The Grocery (branded goods like Kingsmill and Twinings) and Ingredient sectors of the business are competitive, low margin operations. Consistency from year to year is hard to come by, and there's a strong degree of reliance on the underlying commodity price for margins and costs. Restructuring is ongoing to drive down these costs, but you'd be hard pressed to find a competitor that isn't doing exactly the same thing. The Twinings business is attractive though.

The third arm of the business is Agriculture and Sugar, which are ultimately commodity type (price taker) businesses, and are subject to the extent to which given prices are high, and costs per unit can be kept low relative to competition. Returns on capital seem high, but these types of businesses are notoriously tough and can be very inconsistent from year to year.

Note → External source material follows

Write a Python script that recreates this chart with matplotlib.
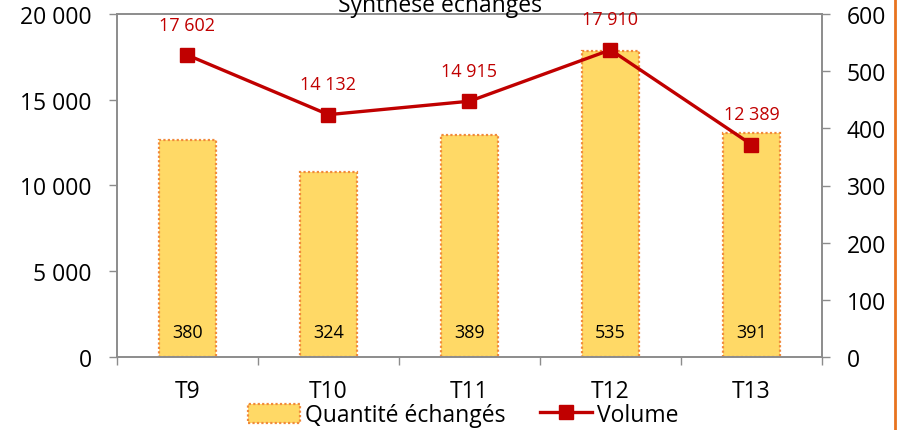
import matplotlib
matplotlib.use("Agg")
import matplotlib.pyplot as plt
from matplotlib.lines import Line2D
import numpy as np

plt.rcParams['font.family'] = ['Open Sans', 'DejaVu Sans']

categories = ["T9", "T10", "T11", "T12", "T13"]
volume = [17602, 14132, 14915, 17910, 12389]
quantite = [380, 324, 389, 535, 391]

left_ticks = [0, 5000, 10000, 15000, 20000]
left_labels = ["0", "5 000", "10 000", "15 000", "20 000"]
right_ticks = [0, 100, 200, 300, 400, 500, 600]

BAR_FACE = "#FFD966"
BAR_EDGE = "#F08A3C"
LINE_COL = "#C00000"
AXIS_COL = "#8C8C8C"

fig = plt.figure(figsize=(9.04, 4.31), dpi=100)
ax = fig.add_axes([117/904, 1 - 358/431, (822 - 117)/904, (358 - 15)/431])
ax2 = ax.twinx()

x = np.arange(len(categories))

# bars on secondary axis, line on primary axis
ax2.bar(x, quantite, width=0.41, color=BAR_FACE, edgecolor=BAR_EDGE,
        linewidth=1.6, linestyle=(0, (1, 1)), zorder=1)
for xi, q in zip(x, quantite):
    ax2.text(xi, 43, f"{q}", ha="center", va="center", fontsize=13, color="black")

ax.set_zorder(ax2.get_zorder() + 1)
ax.patch.set_visible(False)
ax.plot(x, volume, color=LINE_COL, linewidth=2.4, marker="s", markersize=10,
        zorder=3)
for xi, v in zip(x, volume):
    ax.annotate(f"{v:,}".replace(",", " "), (xi, v), xytext=(0, 22),
                textcoords="offset points", ha="center", va="center",
                fontsize=13, color=LINE_COL)

ax.set_xlim(-0.5, len(categories) - 0.5)
ax.set_ylim(0, 20000)
ax2.set_ylim(0, 600)

ax.set_yticks(left_ticks)
ax.set_yticklabels(left_labels)
ax2.set_yticks(right_ticks)

# category labels centred, tick marks between categories
ax.set_xticks(np.arange(-0.5, len(categories), 1.0))
ax.set_xticklabels([""] * (len(categories) + 1))
ax.set_xticks(x, minor=True)
ax.set_xticklabels(categories, minor=True)
ax.tick_params(axis="x", which="major", direction="out", length=6,
               color=AXIS_COL, width=1)
ax.tick_params(axis="x", which="minor", length=0, pad=16, labelsize=16.5)
ax.tick_params(axis="y", direction="out", length=6, color=AXIS_COL,
               width=1, pad=12, labelsize=16.5)
ax2.tick_params(axis="y", direction="out", length=6, color=AXIS_COL,
                width=1, pad=12, labelsize=16.5)
ax2.tick_params(axis="x", length=0)

for a in (ax, ax2):
    for s in a.spines.values():
        s.set_color(AXIS_COL)
        s.set_linewidth(1.2)

fig.text(440/904, 1 - 12.5/431, "Synthèse échangés", ha="center",
         va="baseline", fontsize=16.5)

handles = [
    plt.Rectangle((0, 0), 1, 1, facecolor=BAR_FACE, edgecolor=BAR_EDGE,
                  linewidth=1.6, linestyle=(0, (1, 1))),
    Line2D([0], [0], color=LINE_COL, linewidth=2.4, marker="s", markersize=10),
]
fig.legend(handles, ["Quantité échangés", "Volume"], loc="center",
           bbox_to_anchor=(463/904, 1 - 416/431), ncol=2, frameon=False,
           fontsize=16.5, handlelength=2.3, handleheight=0.9, handletextpad=0.2,
           columnspacing=1.5, borderpad=0)

fig.add_artist(Line2D([895/904, 895/904], [0, 1], transform=fig.transFigure,
                      color="#E8731E", linewidth=2))

fig.savefig("out.png", dpi=100)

Overall I would be happier to see Primark become a bigger and bigger portion of ABF's business, especially through international expansion. The Grocery business adds some useful brands, and I'd be happy to see more household names in the ABF portfolio. Meanwhile the Ingredients, Agriculture and Sugar segments form a large part of the business, in ultimately very difficult markets to operate. That may make year to year returns more volatile, but these segments are well placed to benefit from increased global demand for food products in coming decades.

The valuation at the current time is a problem for me though. A very ambitious growth multiple has been placed on the company's market valuation, now at close to £14B. That acquisition price does not allow for a suitable margin of safety for my taste, but everyone is different in their preferences. I'd place fair value at around £10B for 2013, and would be unwilling to pay more than around £8B, so it's some way off my asking price. That's keeping in mind the price of alternative investment opportunities at the moment, and the volatile nature of some of ABF's underlying business. For the Primark business on its own, I might pay as much as £5B. All those figures are just an opinion on what I'd pay to reflect my own risk aversion, not a reflection of what I think the market price should be, I wouldn't want to talk down what is a very high quality company.

It's a testament to ABF that its investors rate the company highly enough to be worth £14B in the market, and I wish them the best of luck!